UTILISATION ABUSIVE DES HEURES DE DELEGATION : L’EMPLOYEUR DISPOSE DE MOYENS D’ACTION

Dans un arrêt du 22 novembre 2023 (n°22-19658), la Cour de cassation a apporté des précisions sur les conséquences possibles d’un positionnement abusif des heures de délégation par le représentant du personnel.

  1. Les faits

En l’espèce, un salarié de la RATP travaillant habituellement de 18h15 à 1h30 bénéficiait, en sa qualité de délégué syndical, d’un crédit d’heures de 20 heures par mois.
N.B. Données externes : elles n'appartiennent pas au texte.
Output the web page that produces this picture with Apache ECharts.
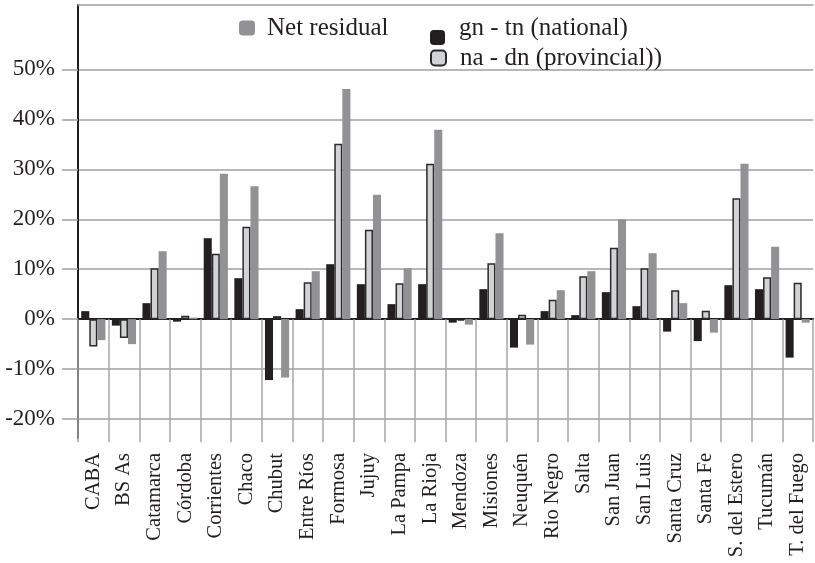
<!DOCTYPE html>
<html>
<head>
<meta charset="utf-8">
<script src="https://cdn.jsdelivr.net/npm/echarts@6/dist/echarts.min.js"></script>
<style>html,body{margin:0;padding:0;background:#fff}#c{width:815px;height:563px}</style>
</head>
<body>
<div id="c"></div>
<script>
const categories = ['CABA','BS As','Catamarca','Córdoba','Corrientes','Chaco','Chubut','Entre Ríos','Formosa','Jujuy','La Pampa','La Rioja','Mendoza','Misiones','Neuquén','Rio Negro','Salta','San Juan','San Luis','Santa Cruz','Santa Fe','S. del Estero','Tucumán','T. del Fuego'];
const national = [1.6,-1.3,3.2,-0.5,16.2,8.2,-12.2,2.0,11.0,7.0,3.0,7.0,-0.7,6.0,-5.7,1.6,0.8,5.4,2.6,-2.5,-4.4,6.8,6.0,-7.7];
const provincial = [-5.5,-3.8,10.2,0.7,13.1,18.5,0.6,7.4,35.1,17.9,7.2,31.1,-0.3,11.2,0.9,3.9,8.6,14.3,10.2,5.8,1.7,24.2,8.4,7.3];
const netResidual = [-4.2,-5.0,13.6,0.3,29.1,26.6,-11.7,9.6,46.1,24.9,10.2,37.9,-1.1,17.2,-5.1,5.8,9.6,20.0,13.2,3.2,-2.7,31.1,14.5,-0.7];
const yTicks = [-20,-10,0,10,20,30,40,50];
const yMin = -23.8, yMax = 62.9;

const FONT = "'Liberation Serif','Times New Roman',serif";
const chart = echarts.init(document.getElementById('c'), null, {renderer:'canvas'});
const legendText = {fontFamily: FONT, fontSize: 25, color: '#231f20'};
chart.setOption({
  animation: false,
  textStyle: {fontFamily: FONT},
  legend: [
    {data:['Net residual'], left:239, top:15.5, padding:0, itemWidth:16, itemHeight:15, selectedMode:false,
     textStyle:Object.assign({padding:[0,0,0,7]}, legendText)},
    // icon only for the national series (sits lower than its label)
    {data:['gn - tn (national)'], left:430, top:25, padding:0, itemWidth:15, itemHeight:15, selectedMode:false,
     formatter: () => ' ', textStyle:legendText},
    // label only for the national series
    {data:['gn - tn (national)'], left:430, top:15.5, padding:0, itemWidth:15, itemHeight:15, selectedMode:false,
     itemStyle:{opacity:0}, textStyle:Object.assign({padding:[0,0,0,9]}, legendText)},
    {data:['na - dn (provincial))'], left:430, top:45.5, padding:0, itemWidth:15, itemHeight:15, selectedMode:false,
     textStyle:Object.assign({padding:[0,0,0,9]}, legendText)}
  ],
  grid: {left:78, right:2, top:5, bottom:125, containLabel:false, outerBoundsMode:'none'},
  xAxis: [
    {type:'category', data:categories, position:'bottom',
     axisLine:{onZero:true, lineStyle:{color:'#231f20', width:2}},
     axisTick:{show:true, inside:false, length:123, lineStyle:{color:'#a6a6a6', width:1.5}},
     axisLabel:{rotate:90, margin:15, fontFamily:FONT, fontSize:20.5, color:'#231f20', interval:0},
     splitLine:{show:false}},
    {type:'category', data:categories, position:'top',
     axisLine:{onZero:false, lineStyle:{color:'#a0a0a0', width:1.5}},
     axisTick:{show:false}, axisLabel:{show:false}}
  ],
  yAxis: {
    type:'value', min:yMin, max:yMax,
    axisLine:{show:true, lineStyle:{color:'#231f20', width:2}},
    axisTick:{show:true, customValues:yTicks, length:16, lineStyle:{color:'#a0a0a0', width:1.5}},
    axisLabel:{customValues:yTicks, margin:23, fontFamily:FONT, fontSize:23, color:'#231f20',
      formatter: v => v + '%'},
    splitLine:{show:true, lineStyle:{color:'#a0a0a0', width:1.5}}
  },
  series: [
    {name:'gn - tn (national)', type:'bar', data:national, barGap:'0%', barCategoryGap:'21%',
     itemStyle:{color:'#231f20'}},
    {name:'na - dn (provincial))', type:'bar', data:provincial, barGap:'0%', barCategoryGap:'21%',
     itemStyle:{color:'#d2d3d4', borderColor:'#2a2a2a', borderWidth:1.5}},
    {name:'Net residual', type:'bar', data:netResidual, barGap:'0%', barCategoryGap:'21%',
     itemStyle:{color:'#929295'}}
  ]
});
</script>
</body>
</html>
Ce dernier positionnait ses heures de délégation entre 5h00 et 7h00 puis entre 14h00 et 16h00, de sorte que son repos obligatoire de 11 heures consécutives était interrompu.
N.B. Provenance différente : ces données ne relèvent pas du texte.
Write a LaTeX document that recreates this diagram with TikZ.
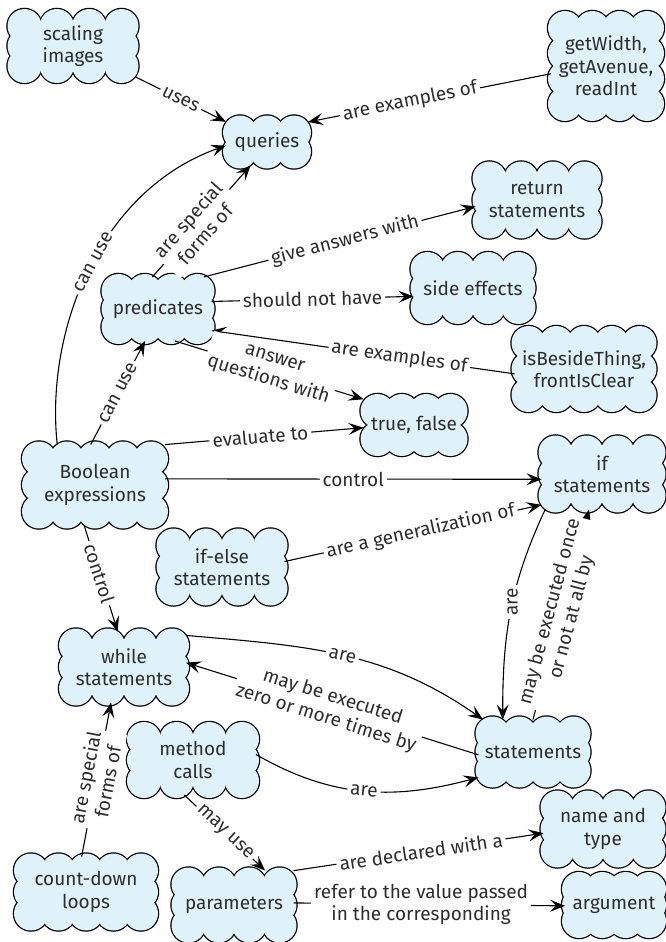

Le salarié, qui n’était pas en mesure d’effectuer sa prise de service à 18h15 conformément aux règles statutaires régissant le temps de travail des agents de la RATP, bénéficiait en conséquence d’autorisations d’absence rémunérée et sa prise de service était différée.

L’employeur lui avait en conséquence demandé de justifier des nécessités le conduisant à poser ses heures de délégation sur de tels créneaux. Sans réponse de la part de l’intéressé, l’employeur a saisi la juridiction prud’homale afin de solliciter le paiement par le salarié de dommages-intérêts pour utilisation abusive des heures de délégation.

2. Le droit applicable

Selon une jurisprudence constante de la Cour de cassation, les représentants du personnel peuvent utiliser leurs heures de délégation tant durant leurs heures habituelles de travail qu’en dehors (Cass., Soc., 28 février 1989, n°85-45.488).
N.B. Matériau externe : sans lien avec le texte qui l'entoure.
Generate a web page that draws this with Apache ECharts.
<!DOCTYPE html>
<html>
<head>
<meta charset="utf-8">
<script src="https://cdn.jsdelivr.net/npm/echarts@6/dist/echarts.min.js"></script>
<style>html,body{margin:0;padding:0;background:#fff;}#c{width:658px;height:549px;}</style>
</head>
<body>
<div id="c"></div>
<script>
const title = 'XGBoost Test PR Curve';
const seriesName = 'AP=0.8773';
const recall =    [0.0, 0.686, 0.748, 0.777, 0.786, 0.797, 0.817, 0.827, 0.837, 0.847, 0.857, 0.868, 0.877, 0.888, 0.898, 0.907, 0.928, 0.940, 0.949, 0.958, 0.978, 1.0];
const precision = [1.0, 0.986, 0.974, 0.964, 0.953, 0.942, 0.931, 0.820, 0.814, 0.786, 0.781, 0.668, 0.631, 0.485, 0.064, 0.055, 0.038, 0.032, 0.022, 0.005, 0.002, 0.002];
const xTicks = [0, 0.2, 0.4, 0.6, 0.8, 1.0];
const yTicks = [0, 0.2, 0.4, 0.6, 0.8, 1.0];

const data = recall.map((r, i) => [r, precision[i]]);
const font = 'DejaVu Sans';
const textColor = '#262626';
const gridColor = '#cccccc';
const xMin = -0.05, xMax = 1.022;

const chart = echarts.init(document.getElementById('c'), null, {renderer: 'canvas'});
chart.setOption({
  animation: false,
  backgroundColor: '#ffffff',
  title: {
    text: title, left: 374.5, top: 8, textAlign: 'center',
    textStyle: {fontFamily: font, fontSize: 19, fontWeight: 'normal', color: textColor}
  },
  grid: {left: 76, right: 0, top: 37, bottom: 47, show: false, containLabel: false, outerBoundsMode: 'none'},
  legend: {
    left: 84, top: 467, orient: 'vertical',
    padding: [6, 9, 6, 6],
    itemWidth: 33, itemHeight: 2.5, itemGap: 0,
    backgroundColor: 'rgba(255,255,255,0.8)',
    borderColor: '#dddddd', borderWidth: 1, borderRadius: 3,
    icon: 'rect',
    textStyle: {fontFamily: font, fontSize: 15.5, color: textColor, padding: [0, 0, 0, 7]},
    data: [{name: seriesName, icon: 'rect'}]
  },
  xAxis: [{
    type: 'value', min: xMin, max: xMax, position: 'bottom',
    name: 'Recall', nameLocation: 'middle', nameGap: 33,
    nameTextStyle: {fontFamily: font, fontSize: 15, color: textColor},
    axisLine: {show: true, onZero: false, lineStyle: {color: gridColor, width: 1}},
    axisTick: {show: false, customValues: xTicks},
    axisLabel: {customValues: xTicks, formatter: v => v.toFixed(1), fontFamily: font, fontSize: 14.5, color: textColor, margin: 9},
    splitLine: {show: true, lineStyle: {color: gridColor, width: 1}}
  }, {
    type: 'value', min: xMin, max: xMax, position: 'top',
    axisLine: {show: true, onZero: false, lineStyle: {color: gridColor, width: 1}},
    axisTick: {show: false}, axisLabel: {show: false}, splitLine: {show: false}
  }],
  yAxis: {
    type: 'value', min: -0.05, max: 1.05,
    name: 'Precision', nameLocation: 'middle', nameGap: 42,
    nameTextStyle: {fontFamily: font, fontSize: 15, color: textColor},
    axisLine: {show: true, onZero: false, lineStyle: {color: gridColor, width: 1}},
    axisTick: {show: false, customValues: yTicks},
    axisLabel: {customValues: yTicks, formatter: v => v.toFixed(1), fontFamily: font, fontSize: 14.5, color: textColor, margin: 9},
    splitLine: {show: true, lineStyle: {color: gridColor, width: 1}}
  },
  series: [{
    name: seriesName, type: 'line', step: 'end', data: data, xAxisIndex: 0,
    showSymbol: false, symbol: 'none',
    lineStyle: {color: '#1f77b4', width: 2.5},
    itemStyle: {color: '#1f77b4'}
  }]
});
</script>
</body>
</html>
Toutefois, le salarié ne peut être payé pour les heures de délégation prises en dehors de son temps de travail habituel que si les nécessités du mandat le justifient, ce qu’il lui appartient de prouver (Cass., Soc., 14 octobre 2020, n°18-24.049).

3. La décision et sa portée

Dans la ligne des arrêts précités, la Cour de cassation a approuvé la décision des juges du fond, qui retenaient que le salarié ne justifiait pas, pour prendre systématiquement des heures de délégation en dehors de son horaire habituel de travail, de nécessités liées au mandat et qu’en conséquence l’employeur était recevable à agir sur le fondement d’un abus de droit.

La Cour reconnait ainsi que l’utilisation systématique de son crédit d’heures en dehors de son temps de travail par un représentant du personnel peut être abusive et en conséquence donner lieu au paiement de dommages-intérêts.